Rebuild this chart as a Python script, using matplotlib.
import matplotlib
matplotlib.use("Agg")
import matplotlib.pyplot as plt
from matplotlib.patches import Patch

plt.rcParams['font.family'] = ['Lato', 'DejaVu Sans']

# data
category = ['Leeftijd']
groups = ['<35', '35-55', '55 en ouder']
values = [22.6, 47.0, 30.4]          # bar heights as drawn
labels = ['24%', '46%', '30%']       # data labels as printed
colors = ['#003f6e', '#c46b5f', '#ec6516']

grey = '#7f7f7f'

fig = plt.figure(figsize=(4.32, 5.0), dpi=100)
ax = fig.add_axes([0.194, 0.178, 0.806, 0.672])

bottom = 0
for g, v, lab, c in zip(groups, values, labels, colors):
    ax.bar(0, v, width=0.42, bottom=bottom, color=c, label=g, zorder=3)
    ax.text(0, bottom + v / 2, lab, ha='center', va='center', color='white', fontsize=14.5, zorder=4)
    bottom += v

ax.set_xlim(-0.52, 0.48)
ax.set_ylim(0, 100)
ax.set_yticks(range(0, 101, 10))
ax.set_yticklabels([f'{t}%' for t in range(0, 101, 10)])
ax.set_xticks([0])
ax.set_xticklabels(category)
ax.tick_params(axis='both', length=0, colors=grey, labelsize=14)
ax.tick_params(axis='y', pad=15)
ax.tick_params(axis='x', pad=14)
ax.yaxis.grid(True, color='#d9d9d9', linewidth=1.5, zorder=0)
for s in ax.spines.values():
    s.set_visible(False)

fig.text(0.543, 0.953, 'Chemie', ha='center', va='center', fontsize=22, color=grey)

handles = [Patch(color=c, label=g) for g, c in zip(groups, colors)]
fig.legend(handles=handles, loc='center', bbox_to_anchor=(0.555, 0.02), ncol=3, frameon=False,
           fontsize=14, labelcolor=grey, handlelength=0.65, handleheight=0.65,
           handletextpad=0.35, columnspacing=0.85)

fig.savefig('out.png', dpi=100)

□ □ □ □

## Task to complete
Quote exactly the first line of the data and every line after it through the one holding "ax = fig.add_axes([0.194, 0.178, 0.806, 0.672])".

## Task answer
Rebuild this chart as a Python script, using matplotlib.
import matplotlib
matplotlib.use("Agg")
import matplotlib.pyplot as plt
from matplotlib.patches import Patch

plt.rcParams['font.family'] = ['Lato', 'DejaVu Sans']

# data
category = ['Leeftijd']
groups = ['<35', '35-55', '55 en ouder']
values = [22.6, 47.0, 30.4]          # bar heights as drawn
labels = ['24%', '46%', '30%']       # data labels as printed
colors = ['#003f6e', '#c46b5f', '#ec6516']

grey = '#7f7f7f'

fig = plt.figure(figsize=(4.32, 5.0), dpi=100)
ax = fig.add_axes([0.194, 0.178, 0.806, 0.672])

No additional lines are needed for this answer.